While a secret reserve sounds good in practice, it also has its fair share of drawbacks. Let’s take a closer look at the merits and demerits of the secret reserve, as well as how these reserves are created.
What is a Secret Reserve?
A secret reserve helps strengthen the business’s financial position without being immediately disclosed in any book, i.e., it is kept secret. A secret reserve is also often called an ‘internal reserve’. The balance sheet displays nothing in regards to the secret reserve.
In other words, you can also say that a secret reserve works by understating the organisation’s assets or by overstating its liabilities. The net profit earned by the organisation is shown to be less than its actual value. In either case, the organisation comes across as poorer than it is. In reality, the business’s financial position is better than shown.
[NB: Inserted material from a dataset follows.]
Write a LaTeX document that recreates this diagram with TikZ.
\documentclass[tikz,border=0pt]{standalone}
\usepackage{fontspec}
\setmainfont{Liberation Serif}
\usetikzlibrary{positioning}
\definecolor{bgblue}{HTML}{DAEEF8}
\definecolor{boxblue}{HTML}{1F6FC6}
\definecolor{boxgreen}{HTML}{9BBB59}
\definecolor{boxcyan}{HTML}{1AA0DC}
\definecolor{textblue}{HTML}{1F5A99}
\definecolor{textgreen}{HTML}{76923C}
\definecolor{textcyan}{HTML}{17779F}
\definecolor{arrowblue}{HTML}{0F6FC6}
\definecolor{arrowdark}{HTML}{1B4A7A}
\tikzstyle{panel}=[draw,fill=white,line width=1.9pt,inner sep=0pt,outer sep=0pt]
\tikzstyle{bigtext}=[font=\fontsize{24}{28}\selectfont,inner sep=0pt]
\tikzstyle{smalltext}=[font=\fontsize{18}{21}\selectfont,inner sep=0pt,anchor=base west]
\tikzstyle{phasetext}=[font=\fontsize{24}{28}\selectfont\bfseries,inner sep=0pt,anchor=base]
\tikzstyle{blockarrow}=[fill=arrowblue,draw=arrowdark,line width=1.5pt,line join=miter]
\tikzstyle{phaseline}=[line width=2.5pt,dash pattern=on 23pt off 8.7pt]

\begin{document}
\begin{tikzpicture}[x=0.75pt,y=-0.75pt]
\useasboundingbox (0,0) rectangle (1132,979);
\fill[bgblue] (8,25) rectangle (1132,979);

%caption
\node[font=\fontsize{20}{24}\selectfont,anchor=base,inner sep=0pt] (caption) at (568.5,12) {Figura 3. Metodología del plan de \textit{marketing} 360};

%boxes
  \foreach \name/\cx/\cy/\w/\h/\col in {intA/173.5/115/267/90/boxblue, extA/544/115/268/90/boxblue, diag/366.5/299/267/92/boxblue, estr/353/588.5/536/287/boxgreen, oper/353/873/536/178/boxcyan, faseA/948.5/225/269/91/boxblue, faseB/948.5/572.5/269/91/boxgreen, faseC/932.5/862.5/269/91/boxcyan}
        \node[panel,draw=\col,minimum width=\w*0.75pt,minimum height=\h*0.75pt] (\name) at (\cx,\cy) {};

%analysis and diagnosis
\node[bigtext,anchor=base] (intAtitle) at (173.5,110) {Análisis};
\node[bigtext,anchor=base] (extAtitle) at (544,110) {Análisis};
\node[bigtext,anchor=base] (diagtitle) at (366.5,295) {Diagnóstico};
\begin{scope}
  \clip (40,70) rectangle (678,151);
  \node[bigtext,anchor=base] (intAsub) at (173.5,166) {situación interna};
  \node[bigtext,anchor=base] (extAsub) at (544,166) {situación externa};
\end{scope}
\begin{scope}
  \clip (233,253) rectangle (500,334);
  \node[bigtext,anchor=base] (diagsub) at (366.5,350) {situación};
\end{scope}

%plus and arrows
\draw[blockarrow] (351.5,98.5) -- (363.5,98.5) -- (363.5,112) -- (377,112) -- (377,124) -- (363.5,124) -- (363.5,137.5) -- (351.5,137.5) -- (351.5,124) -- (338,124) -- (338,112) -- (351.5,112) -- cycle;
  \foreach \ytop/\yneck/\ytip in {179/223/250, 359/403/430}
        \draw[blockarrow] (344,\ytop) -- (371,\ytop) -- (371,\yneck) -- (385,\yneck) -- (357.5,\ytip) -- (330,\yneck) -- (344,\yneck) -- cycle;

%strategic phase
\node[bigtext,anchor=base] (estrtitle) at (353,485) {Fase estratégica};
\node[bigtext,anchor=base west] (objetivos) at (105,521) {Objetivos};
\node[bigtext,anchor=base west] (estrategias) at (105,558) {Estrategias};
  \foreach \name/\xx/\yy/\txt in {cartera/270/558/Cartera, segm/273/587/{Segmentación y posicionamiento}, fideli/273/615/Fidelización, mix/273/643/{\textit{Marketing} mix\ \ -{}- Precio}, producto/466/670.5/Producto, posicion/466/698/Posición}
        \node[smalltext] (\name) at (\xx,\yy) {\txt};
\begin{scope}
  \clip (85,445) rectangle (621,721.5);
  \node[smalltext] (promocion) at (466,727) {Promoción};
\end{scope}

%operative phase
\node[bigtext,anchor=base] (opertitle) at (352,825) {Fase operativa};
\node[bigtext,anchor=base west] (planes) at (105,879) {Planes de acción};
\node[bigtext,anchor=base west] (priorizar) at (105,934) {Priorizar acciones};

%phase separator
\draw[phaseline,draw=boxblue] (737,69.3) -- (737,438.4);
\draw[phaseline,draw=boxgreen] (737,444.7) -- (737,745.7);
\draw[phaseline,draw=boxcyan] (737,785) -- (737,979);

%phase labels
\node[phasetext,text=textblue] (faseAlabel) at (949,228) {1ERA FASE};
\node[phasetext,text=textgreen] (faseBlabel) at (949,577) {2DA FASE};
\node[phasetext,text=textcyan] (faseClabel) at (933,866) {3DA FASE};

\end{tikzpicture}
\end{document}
What motivates a company to create a secret reserve? The most common reason cited for doing so is a competitive one. The company doesn’t want its competitors to know its true financial position and falsifies the information that appears in its financial statements. However, this information not only misleads competitors but shareholders as well.
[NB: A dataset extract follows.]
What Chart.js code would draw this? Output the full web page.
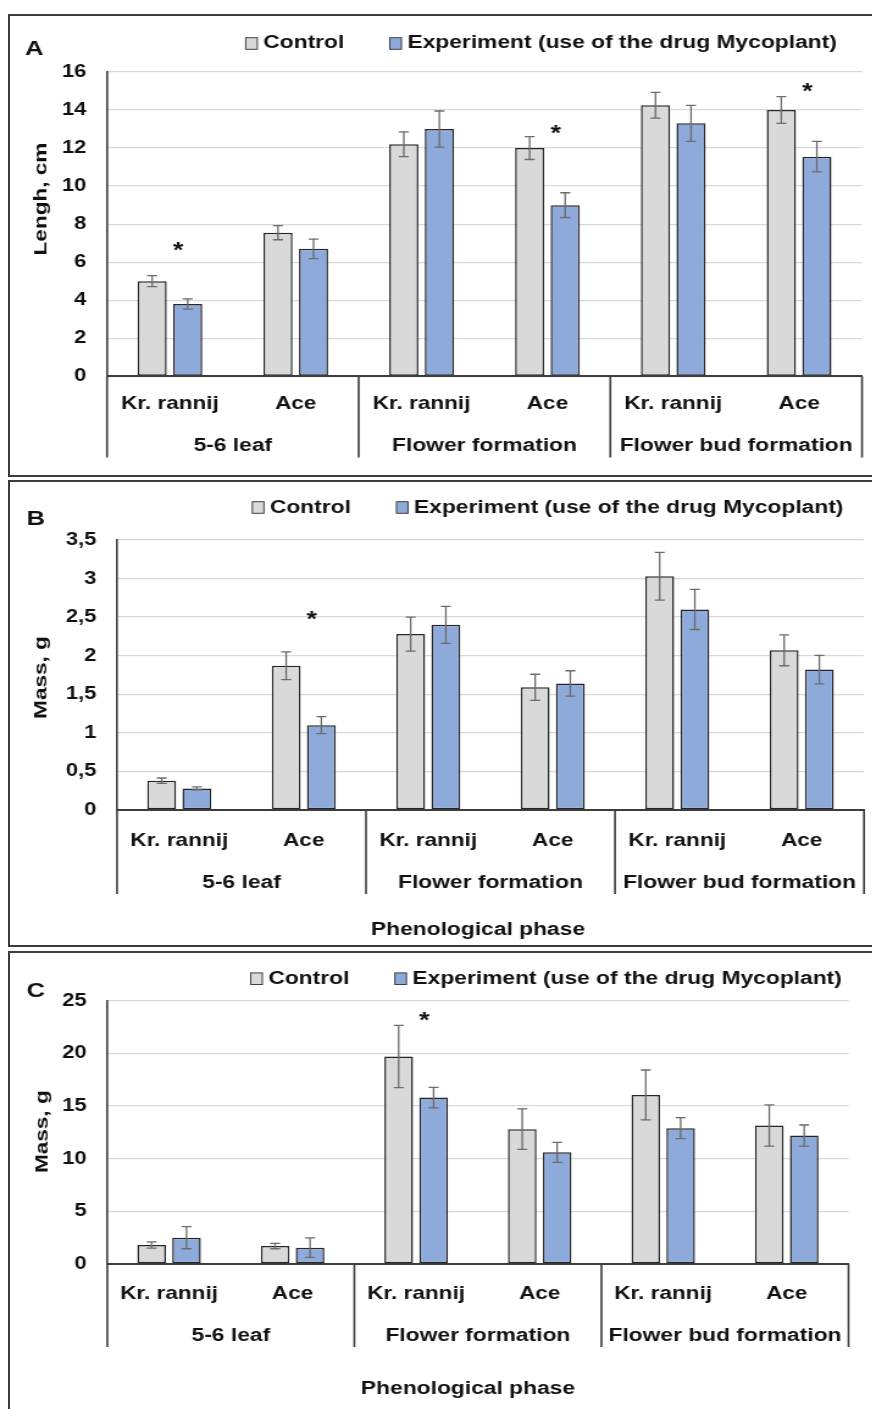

Insurance companies, financial institutions, and banks are the main organisations that help companies and organisations maintain secret reserves.
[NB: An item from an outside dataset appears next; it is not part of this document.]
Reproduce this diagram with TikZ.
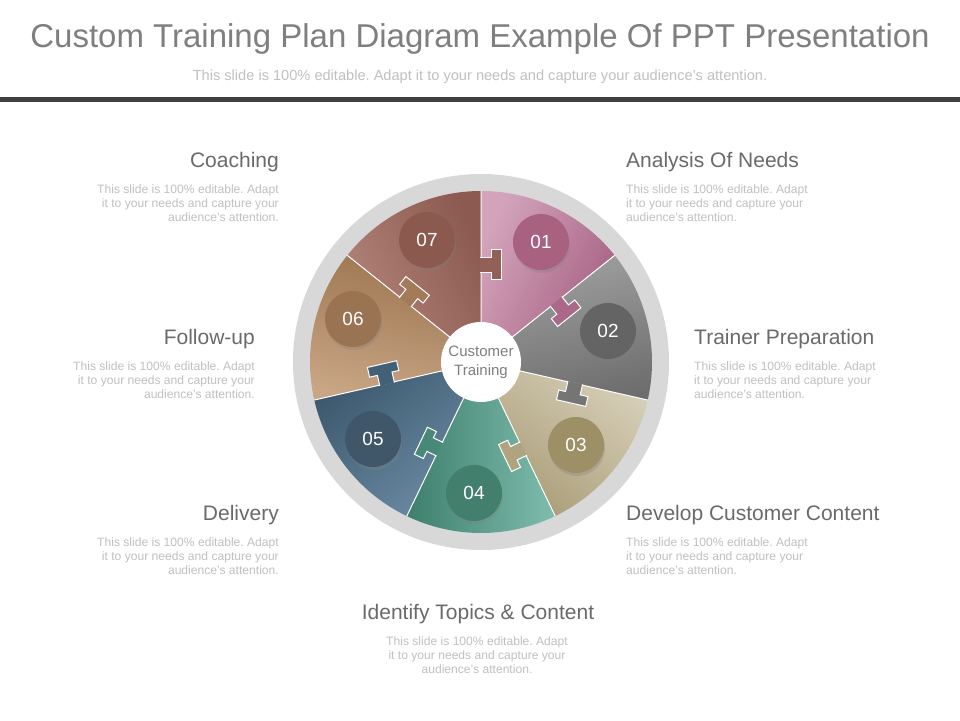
\documentclass[tikz,border=0pt]{standalone}
\usepackage{fontspec}
\setmainfont{Liberation Sans}
\usetikzlibrary{shadows}
\frenchspacing
\definecolor{titlegray}{HTML}{7F7F7F}
\definecolor{labelgray}{HTML}{6A6A6A}
\definecolor{descgray}{HTML}{C0C0C0}
\definecolor{bargray}{HTML}{404040}
\definecolor{ringgray}{HTML}{D8D8D8}
\definecolor{lite1}{HTML}{D3A3BB}
\definecolor{dark1}{HTML}{A45E80}
\definecolor{lite2}{HTML}{A0A0A0}
\definecolor{dark2}{HTML}{6E6E6E}
\definecolor{lite3}{HTML}{D6CEB8}
\definecolor{dark3}{HTML}{A99C76}
\definecolor{lite4}{HTML}{7FBDAE}
\definecolor{dark4}{HTML}{3E7F6C}
\definecolor{lite5}{HTML}{6C8BA3}
\definecolor{dark5}{HTML}{3C596E}
\definecolor{lite6}{HTML}{C8A584}
\definecolor{dark6}{HTML}{9C7450}
\definecolor{lite7}{HTML}{B3857A}
\definecolor{dark7}{HTML}{8C5A50}
\definecolor{num1}{HTML}{A8627F}
\definecolor{num2}{HTML}{646464}
\definecolor{num3}{HTML}{9D9066}
\definecolor{num4}{HTML}{437F6D}
\definecolor{num5}{HTML}{3F5769}
\definecolor{num6}{HTML}{9A7352}
\definecolor{num7}{HTML}{8C594E}

\begin{document}
\begin{tikzpicture}[x=1pt, y=1pt,
    seam/.style={draw=white, line width=1pt},
    heading/.style={font=\fontsize{21}{24}\selectfont, text=labelgray, inner sep=0pt},
    blurb/.style={font=\fontsize{12.1}{14}\selectfont, text=descgray, inner sep=0pt},
    badge/.style={circle, minimum size=56pt, inner sep=0pt, text=white,
      font=\fontsize{19}{19}\selectfont,
      drop shadow={shadow xshift=1pt, shadow yshift=-3pt, opacity=0.3}}]
    \useasboundingbox (0,0) rectangle (960,720);
    \fill[white] (0,0) rectangle (960,720);
    % header
    \node[font=\fontsize{33}{36}\selectfont, text=titlegray, anchor=base, inner sep=0pt] (title) at (480,672)
      {Custom Training Plan Diagram Example Of PPT Presentation};
    \node[font=\fontsize{14.6}{16}\selectfont, text=descgray, anchor=base, inner sep=0pt] (subtitle) at (480,639)
      {This slide is 100\% editable. Adapt it to your needs and capture your audience's attention.};
    \fill[bargray] (0,618) rectangle (960,623);
    % wheel
    \begin{scope}[shift={(481,358)}]
      \fill[ringgray] (0,0) circle[radius=188pt];
      \shade[top color=lite1, bottom color=dark1, shading angle=64.286] (0,0) -- (90:171) arc[start angle=90, end angle=38.571, radius=171pt] -- cycle;
      \shade[top color=lite2, bottom color=dark2, shading angle=12.857] (0,0) -- (38.571:171) arc[start angle=38.571, end angle=-12.857, radius=171pt] -- cycle;
      \shade[top color=lite3, bottom color=dark3, shading angle=-38.571] (0,0) -- (-12.857:171) arc[start angle=-12.857, end angle=-64.286, radius=171pt] -- cycle;
      \shade[top color=lite4, bottom color=dark4, shading angle=-90] (0,0) -- (-64.286:171) arc[start angle=-64.286, end angle=-115.714, radius=171pt] -- cycle;
      \shade[top color=lite5, bottom color=dark5, shading angle=-141.429] (0,0) -- (-115.714:171) arc[start angle=-115.714, end angle=-167.143, radius=171pt] -- cycle;
      \shade[top color=lite6, bottom color=dark6, shading angle=167.143] (0,0) -- (-167.143:171) arc[start angle=-167.143, end angle=-218.571, radius=171pt] -- cycle;
      \shade[top color=lite7, bottom color=dark7, shading angle=115.714] (0,0) -- (141.429:171) arc[start angle=141.429, end angle=90, radius=171pt] -- cycle;
      \draw[seam] (0,0) -- (90:171) (0,0) -- (38.571:171) (0,0) -- (-12.857:171)
        (0,0) -- (-64.286:171) (0,0) -- (-115.714:171) (0,0) -- (-167.143:171) (0,0) -- (141.429:171);
      % puzzle tabs
      \path[fill=dark7!85!lite7, seam, rotate=90] (89,0.8) -- (89,-10) -- (82,-10) -- (82,-20) -- (112,-20) -- (112,-10) -- (104,-10) -- (104,0.8);
      \path[fill=dark1!85!lite1, seam, rotate=38.571] (89,0.8) -- (89,-10) -- (82,-10) -- (82,-20) -- (112,-20) -- (112,-10) -- (104,-10) -- (104,0.8);
      \path[fill=dark2!85!lite2, seam, rotate=-12.857] (89,0.8) -- (89,-10) -- (82,-10) -- (82,-20) -- (112,-20) -- (112,-10) -- (104,-10) -- (104,0.8);
      \path[fill=dark3!85!lite3, seam, rotate=-64.286] (89,0.8) -- (89,-10) -- (82,-10) -- (82,-20) -- (112,-20) -- (112,-10) -- (104,-10) -- (104,0.8);
      \path[fill=dark4!85!lite4, seam, rotate=-115.714] (89,0.8) -- (89,-10) -- (82,-10) -- (82,-20) -- (112,-20) -- (112,-10) -- (104,-10) -- (104,0.8);
      \path[fill=dark5!85!lite5, seam, rotate=-167.143] (89,0.8) -- (89,-10) -- (82,-10) -- (82,-20) -- (112,-20) -- (112,-10) -- (104,-10) -- (104,0.8);
      \path[fill=dark6!85!lite6, seam, rotate=141.429] (89,0.8) -- (89,-10) -- (82,-10) -- (82,-20) -- (112,-20) -- (112,-10) -- (104,-10) -- (104,0.8);
      % hub and badges
      \node[circle, fill=white, minimum size=80pt, inner sep=0pt, text=titlegray, align=center,
        font=\fontsize{15}{19}\selectfont] (hub) at (0,0) {Customer\\Training};
      \node[badge, fill=num1] (n1) at (60,120) {01};
      \node[badge, fill=num2] (n2) at (127,31) {02};
      \node[badge, fill=num3] (n3) at (95,-83) {03};
      \node[badge, fill=num4] (n4) at (-7,-131) {04};
      \node[badge, fill=num5] (n5) at (-108,-77) {05};
      \node[badge, fill=num6] (n6) at (-128,43) {06};
      \node[badge, fill=num7] (n7) at (-54,122) {07};
    \end{scope}
    % labels
    \node[heading, anchor=base east] (lab7) at (279,552.7) {Coaching};
    \node[blurb, anchor=north east, align=right] (txt7) at (279,535.8)
      {This slide is 100\% editable. Adapt\\it to your needs and capture your\\audience's attention.};
    \node[heading, anchor=base west] (lab1) at (626,552.7) {Analysis Of Needs};
    \node[blurb, anchor=north west, align=left] (txt1) at (626,535.8)
      {This slide is 100\% editable. Adapt\\it to your needs and capture your\\audience's attention.};
    \node[heading, anchor=base east] (lab6) at (255,375.5) {Follow-up};
    \node[blurb, anchor=north east, align=right] (txt6) at (255,358.6)
      {This slide is 100\% editable. Adapt\\it to your needs and capture your\\audience's attention.};
    \node[heading, anchor=base west] (lab2) at (694,375.5) {Trainer Preparation};
    \node[blurb, anchor=north west, align=left] (txt2) at (694,358.6)
      {This slide is 100\% editable. Adapt\\it to your needs and capture your\\audience's attention.};
    \node[heading, anchor=base east] (lab5) at (279,199.5) {Delivery};
    \node[blurb, anchor=north east, align=right] (txt5) at (279,182.6)
      {This slide is 100\% editable. Adapt\\it to your needs and capture your\\audience's attention.};
    \node[heading, anchor=base west] (lab3) at (626,199.5) {Develop Customer Content};
    \node[blurb, anchor=north west, align=left] (txt3) at (626,182.6)
      {This slide is 100\% editable. Adapt\\it to your needs and capture your\\audience's attention.};
    \node[heading, anchor=base] (lab4) at (478,100.5) {Identify Topics \& Content};
    \node[blurb, anchor=north, align=center] (txt4) at (477,83.6)
      {This slide is 100\% editable. Adapt\\it to your needs and capture your\\audience's attention.};
  \end{tikzpicture}
\end{document}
How is a Secret Reserve Created?
A secret reserve can be created in several ways. Some of these are as follows:
- More bad debts are shown: If provisions have been made for debts the company incurred, these can be overvalued on the balance sheet
- Current assets are undervalued: The company’s current assets are undervalued on the balance sheet
- The true value of the assets is greater than shown
- Fixed assets have reduced value: The value of the company’s fixed assets is shown lower than it is
- Fake liabilities are shown: Liabilities that don’t exist are reflected on the balance sheet
- Contingent liabilities portrayed as real liabilities: Even though these liabilities are yet to occur, a company may choose to portray them as already occurred and reduce their profits and losses accordingly
- More liabilities are shown: The organisation may overvalue its liabilities and show reduced profits
- Value of goodwill: A goodwill with high value may be deliberately shown as having a lower value to create a secret reserve
- Depreciation of assets: Fixed assets may be assigned a higher depreciation value than accurate
- These are often much higher than required
- Omission: Not all assets may be included in the balance sheet. Some may be intentionally omitted for secret reserve purposes
- Capital Expenditure to Revenue: Management can also choose to charge capital expenditure to revenue expenditure to reduce profits shown
Merits of Secret Reserve
Following are some merits of maintaining a secret reserve:
- Financial stability: Once a dividend has been successfully paid, the obtained profits are kept in the business
- This helps increase the working capital available, which in turn boosts the business’s financial stability
- Helpful during crisis: Easier to deal with unexpected financial crises
- Protection from competitors: Falsifying profit data gives better protection
- Grants more power: If the economy falls and depression occurs, the company will still maintain its credit and dividends
- Future loss: If the company encounters a damaging loss in the future, it can use funds from the secret reserve to resolve this crisis without alerting its shareholders and competitors
- Public confidence: When profits haven’t been made in a specific term, funds from the secret reserve can be used as a ‘bonus’, thus pleasing the masses
- Useful during lean years: Extra funds are useful during lean years
- Working capital is increased: More working capital for business use
- Stable dividend rate: When the company goes through lower profits or greater losses, the secret reserve can pay a dividend
- Thus, even when there is a fluctuation in profit, the dividend rate remains unaffected
Demerits of Secret Reserve
Secret reserves have their fair share of demerits as well. This includes:
- Problems with loans: Loans aren’t easily borrowed
- Loans during crisis: Loans are even harder to obtain
- Assets are misused: Assets may be stolen and used for their purposes
- The true condition remains undisclosed: The actual position of the business remains unclear
- Speculation: Secret reserves make share prices fluctuate wildly and make it difficult for investors to remain
- Selling the business becomes difficult: Selling a ‘poor’ business is very difficult
- Insurance claim: If an asset is lost and isn’t covered in the balance sheet, you will not be able to claim insurance for it
- Share value reduces: The value of shares goes down with secret reserves
- Poor performance is hidden: The shareholders and public never realise how bad things are
- Profits are low: Shareholders earn far less than they actually should
Conclusion
Companies and businesses should think long and hard before creating a secret reserve. While it may help them against their competitors, their shareholders and the general public would not appreciate being lied to. The decision to go through with a secret reserve must be considered carefully before taking further steps.